Puede que ustedes piensen que estos programas ayudan a las víctimas y a sus familias; que incluso facilitan que se aclaren determinadas responsabilidades y que cualquier contertulio conoce cómo funciona la televisión sensacionalista y puede no participar en ella. Y en parte es cierto. Pero hay otro aspecto de la intervención del murciano ante el que me pregunté, como me planteo siempre ante estos casos, por qué veía ese tipo de entrevistas si me sentía igual de incómodo que él. Llegué a una conclusión cierta pero que, de alguna manera, justifica este tipo de espectáculos: ¿no cambiarían nuestros medios si el público se sintiera incómodo y rechazara esos programas? Sí, porque disminuirian las audiencias y, por tanto, se suspendería. Pero, de la misma forma, si estos programas tienen audiencia se debe a que el público quiere verlos y no los hace sentir incómodo, siendo ésta la excusa perfecta para que se mantengan.

Esta lógica perversa, que se retroalimenta en base a los números y la rentabilidad, obvia una cuestión ética fundamental: la sensatez y la empatía no tienen que estar reñidas con las audiencias pero sí respaldan la responsabilidad profesional de quien se dedica a informar. El periodismo puede, y debe, ser de otra manera, a pesar de las dificultades que atraviesa, debidas a la mutación de las formas de comunicación y el acceso a la información que ofrecen las nuevas tecnologías. En tiempos de zozobra es cuando más deben respetarse los códigos deontológicos, para así separar la calidad periodística de la inmundicia. Pero esta disyuntiva fundamentalmente ética tampoco es exclusiva de los medios de comunicación.

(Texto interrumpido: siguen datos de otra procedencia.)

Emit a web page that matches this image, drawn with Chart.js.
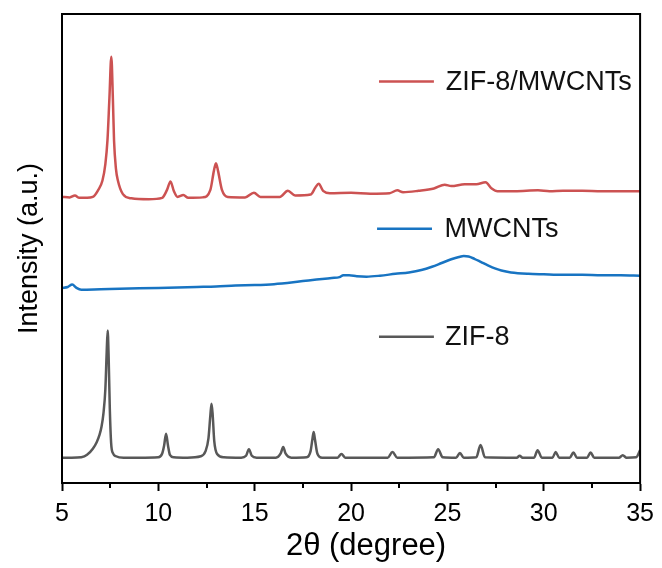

No se trata más que de un reflejo de un profundo problema social.

La ética nos enseña cual es la moralidad humana, es decir, algo tan simple como qué está bien y qué está mal, según la razón o las leyes naturales, por lo que es indispensable para que funcionemos como sociedad. La ética no necesita estar registrada ni escrita; debería ser un instinto natural que nos avisara de lo correcto o lo incorrecto de cada asunto cotidiano; que nos hiciera sentirnos incómodos ante algo que está mal. Si no sentimos esa incomodidad ante un hecho que evidentemente está mal, es que algo falla.

El problema, no sólo del periodismo sino de todos nosotros, es la pérdida moral que supone que, ante alguna cuestión que está mal porque así lo refleja la ética, se le añada un argumento que la justifica, la difumina, la banaliza, de manera que ya no está tan mal. Se pierde parte de la moral y se supedita a algún tipo de interés.

Pero en el fondo, todos sentimos esa incomodidad, porque diferenciamos el bien del mal: matar (a quien y cómo sea), robar, violar, humillar, corromper o corromperse, aprovecharse de lo ajeno (del esfuerzo pero también del sufrimiento), etc. Y podemos ponerla en práctica ante cualquier suceso. Sin embargo, poco a poco nos hemos ido acostumbrando a sentirnos cómodos ante determinados conflictos, a rehuir esas malas sensaciones, a utilizar lo políticamente correcto o la superioridad moral para evitar la duda, la crítica y el pensamiento. En definitiva, para no caer en el desasosiego que nos provoca la moral.

Esta comodidad nace de los deseos de beneficio personal, de evitar los conflictos de intereses y aumenta la permisividad con nosotros mismos, perdiendo por el camino la capacidad de disentir y reflexionar, la autocrítica y la coherencia y, sobre todo, la necesidad de anteponer el bienestar del conjunto de la sociedad.

Seguramente las palabras de Soto Ivars se hayan olvidado ya. Pero lo que no va a desaparecer es la incomodidad que todos, en algún momento, sentimos y que nos recuerda lo correcto y lo incorrecto, aunque no lo queramos reconocer. Por el bien de todos, por la propia conservación de la sociedad como la conocemos, mantengamos la capacidad de dudar e incomodarnos éticamente.